His longtime publisher, Schott Music, announced his death in a statement. No cause was specified, and no further details were provided.

Born into a European generation that wanted to make a fresh start at the end of World War II, Mr. Henze (pronounced HEN-tzuh) did so without wholly negating the past. He wanted a new music that would carry with it the emotion, the opulence and the lyricism of the Romantic era, even if those elements now had to be fought for. Separating himself from the avant-garde, he devoted himself to genres many of his colleagues regarded as outmoded: opera, song, the symphony.

By the early 1960s Mr. Henze was an international figure with enthusiastic admirers in the United States. His Fifth Symphony was commissioned by the New York Philharmonic, which gave the work's premiere in 1963, with Leonard Bernstein conducting. More than 40 years later, the orchestra took part in commissioning one of Mr. Henze's last orchestral works, the tone poem "Sebastian Dreaming."

He maintained relationships with other American institutions as well, including the Boston Symphony, which commissioned his Eighth Symphony (1992-93), and the Tanglewood Music Festival, where he was composer-in-residence in 1988.

His music expressed passionate but mixed feelings about his German heritage. His Nazi-era childhood alone would have produced, at the least, ambivalence about that heritage, but his homosexuality only further estranged him, particularly from the bourgeois West German society of the immediate postwar years. And he found little sympathy at home for his embrace of the Romantic past.

He had to escape, and in 1953 he abruptly left for Italy. But he went on writing operas for theaters in Germany, where he was far more popular than any other composer of his time. That success brought him material comfort, and he came to give a fair physical impression of the kind of well-to-do burgher he might well have feared and despised in his youth: tight-suited, bald, energetic even when still. What failed to fit this image of stiff propriety was his unfailing charm, his sardonic sense of humor and his fondness for his many friends.

As he grew older, the matter of Germany became increasingly important to his music. Having written his Cuban-inflected Sixth Symphony (1969) — produced during a period when he spent a great deal of time in Cuba — he composed his Seventh (1983-84) for the Berlin Philharmonic, taking Beethoven as his model. Again with Beethoven in mind and again writing for the Berlin Philharmonic, he made his Ninth a choral symphony — and a drama — telling a story of desperation and hope set during the Nazi epoch.

Hans Werner Henze was born on July 1, 1926, in Gütersloh, Westphalia, in northwest Germany. After army service in 1944 and 1945 he studied with Wolfgang Fortner at the Heidelberg Institute for Church Music and with the French composer René Leibowitz. He soon became acquainted with the modern music that had been banned by the Nazis — notably Stravinsky and Berg, as well as jazz — and gained the means to create a sprightly style that carried him through an abundant youthful output. By the time he was 25 he had written three symphonies, several ballets and his first full-length opera, "Boulevard Solitude" (1951).
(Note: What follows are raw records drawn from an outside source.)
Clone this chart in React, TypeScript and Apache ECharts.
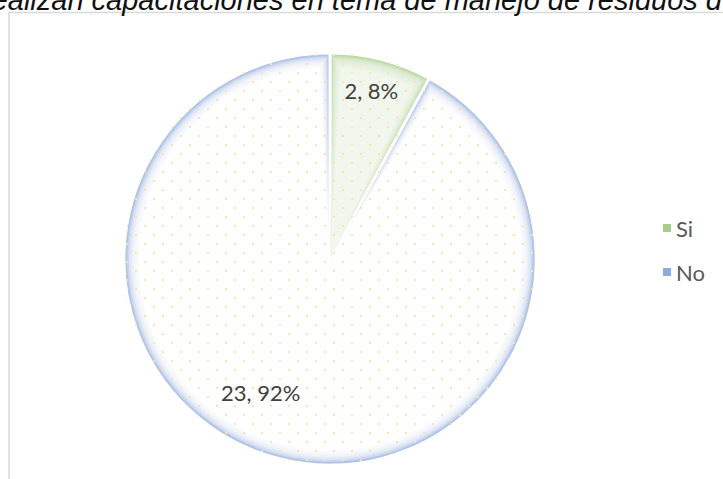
import React, { useEffect, useRef } from 'react';
import * as echarts from 'echarts';

const categories = ['Si', 'No'];
const counts = [2, 23];
const rimColors = ['#a6cf8a', '#8eaadc'];
const innerColors = ['#f1f7ec', '#ffffff'];
const titleText = 'realizan capacitaciones en tema de manejo de residuos d';

export default function App() {
  const ref = useRef<HTMLDivElement>(null);
  useEffect(() => {
    const chart = echarts.init(ref.current!, null, { renderer: 'svg' });
    const center = [330, 259];
    const R = 206;
    const labelOffsets = [[15, -66], [-43, 31]];
    const decal = {
      symbol: 'rect',
      symbolSize: 1,
      color: '#fbe4ac',
      dashArrayX: [[2, 15.4], [0, 8.7, 2, 6.7]],
      dashArrayY: [2, 6.7],
    };
    const glowSteps = [1, 2, 3, 4, 5, 6, 7, 8, 9];
    const glowLayers = glowSteps.map((k) => ({
      type: 'pie',
      center,
      radius: R - 1.6 * k,
      padAngle: 0.7 * k,
      silent: true,
      emphasis: { disabled: true },
      label: { show: false },
      labelLine: { show: false },
      itemStyle: { borderWidth: 0, opacity: k === glowSteps.length ? 1 : 0.32 },
      data: categories.map((c, i) => ({ name: c, value: counts[i], itemStyle: { color: innerColors[i] } })),
    }));
    chart.setOption({
      animation: false,
      graphic: [
        {
          type: 'rect',
          silent: true,
          shape: { x: 9, y: 12.5, width: 800, height: 600 },
          style: { fill: 'none', stroke: '#d9d9d9', lineWidth: 1.5 },
        },
        {
          type: 'text',
          x: -18,
          y: 0,
          silent: true,
          style: {
            text: titleText,
            fontFamily: 'Liberation Sans',
            fontStyle: 'italic',
            fontSize: 29,
            fill: '#111111',
            verticalAlign: 'middle',
          },
        },
      ],
      legend: {
        orient: 'vertical',
        left: 663,
        top: 217,
        padding: 0,
        itemWidth: 8,
        itemHeight: 8,
        itemGap: 22,
        itemTextGap: 9,
        icon: 'rect',
        selectedMode: false,
        itemStyle: { borderWidth: 0 },
        textStyle: { fontFamily: 'Lato', fontSize: 22, color: '#595959', lineHeight: 22 },
        data: categories.map((c, i) => ({ name: c, itemStyle: { color: rimColors[i] } })),
      },
      series: [
        {
          type: 'pie',
          center,
          radius: R,
          silent: true,
          emphasis: { disabled: true },
          label: { show: false },
          labelLine: { show: false },
          itemStyle: { borderColor: '#ffffff', borderWidth: 3 },
          data: categories.map((c, i) => ({ name: c, value: counts[i], itemStyle: { color: rimColors[i] } })),
        },
        ...glowLayers,
        {
          type: 'pie',
          center,
          radius: R,
          silent: true,
          percentPrecision: 0,
          emphasis: { disabled: true },
          labelLine: { show: false },
          label: {
            show: true,
            position: 'inside',
            formatter: '{c}, {d}%',
            fontFamily: 'Lato',
            fontSize: 22,
            color: '#404040',
          },
          labelLayout: (p: any) => ({ dx: labelOffsets[p.dataIndex][0], dy: labelOffsets[p.dataIndex][1] }),
          itemStyle: { color: 'rgba(255,255,255,0.001)', borderWidth: 0, decal },
          data: categories.map((c, i) => ({ name: c, value: counts[i] })),
        },
      ],
    });
    return () => chart.dispose();
  }, []);
  return (
    <div
      ref={ref}
      style={{ position: 'absolute', left: 0, top: 0, width: 723, height: 479, background: '#ffffff' }}
    />
  );
}
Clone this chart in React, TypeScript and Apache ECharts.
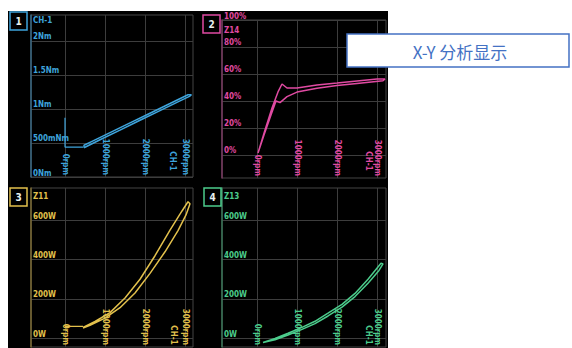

In his Second String Quartet (1952) he drew close to his more avant-garde contemporaries, but the moment quickly passed. The next year he left his post as music director of the Wiesbaden State Theater to settle on the Bay of Naples, and his music at once became luxurious and frankly emotional, as exemplified by his fairy-tale opera "King Stag," first performed in Berlin in 1956.

It was an exultant period, which also brought forth his Fourth Symphony (1955); the full-length ballet "Ondine" (1956-57), produced with choreography by Frederick Ashton at Covent Garden; "Nocturnes and Arias," for soprano and orchestra (1957); and "Chamber Music," for tenor, guitar and octet (1958).

In his next opera, "The Prince of Homburg," first produced in Hamburg in 1960, he caricatured German militarism within a style fashioned after the bel canto operas of Bellini and Donizetti. After this came "Elegy for Young Lovers," to a libretto by W. H. Auden and Chester Kallman, about a poet's use of his family and acquaintances in his art. The story's alpine setting offered Mr. Henze the opportunity for glistening, radiant music, scored for a chamber orchestra. The work had its first performance in Schwetzingen, Germany, in 1961, and has been more widely seen than any of the composer's other operas. It was presented by City Opera in 1973 — though that production remains the only professional staging of an opera by Mr. Henze in New York.